A horizontal force is applied to the top of a cylinder, creating a torque on it trying to tip it over. Now I have wondered to what height should the cylinder be filled with water to render it most stable. I first tried to calculate at what filling level will the center of mass be lowest, since at that state the torque created by the total mass of the cylinder opposing the force tipping it is largest. (Will be furthest horizontally from the cylinder-ground pivot point when tipping begins:
h- height of center of mass of the filled cylinder
m_1- mass of empty cylinder
h_1- height of center of mass of the empty cylinder
m_2- mass of the body of water
h_2- height of center of mass of the body of water
p_2- density of water
v_2- volume of water
r- radius of cylinder base
h = (m_1h_1 + m_2h_2)/(m_1 + m_2)
h = (m_1h_1 + p_2v_2h_2)/(m_1 + p_2v_2)
h = (m_1h_1 + p_2(2h_2pier^2)h_2)/(m_1 + p_2(2h_2pier^2)) //height of the body of water is double the height of its center of mass
Now I will fill in the constants to make things clearer m_1 = 0.1 kg
h_1 = 0.3 m
p_2 = 997 kg/m^3
r = 0.05 m
h = (0.015 + 15.66*(h_2)^2)/(0.1 + 15.66*h_2)

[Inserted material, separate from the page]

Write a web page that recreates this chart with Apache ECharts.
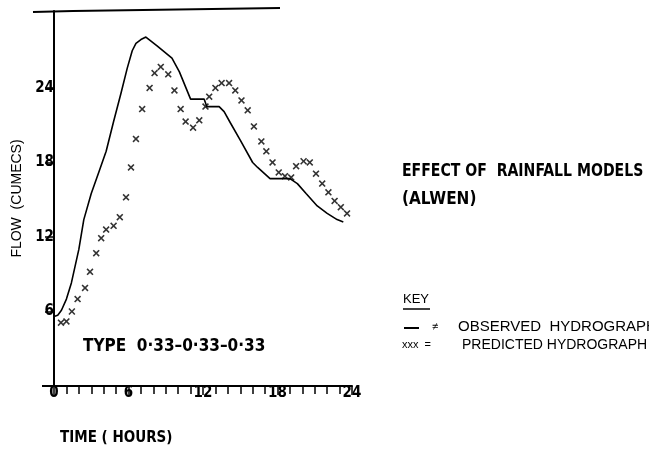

Now I will differentiate this equation for center of mass and equal to 0.
0 = (0.1 + 15.66h_2)31.32h_2 - (0.015 + 15.66(h_2)^2)*15.66
Solved this part by calculator to spare the rows: h = 0.0252 m or 2.52 cm.
QUESTION:
First of all are my calculations correct and is the center of mass lowest with this height of water at this cylinder?
Second of all, I realize that adding more water will increase the cylinder momentum there by reducing the force impact upon it, despite heightening the center of mass.
So how could I get both aspects into account to find the actual value (are there any more contributing aspects- considering perfect cylinder, no air resistance and the like)?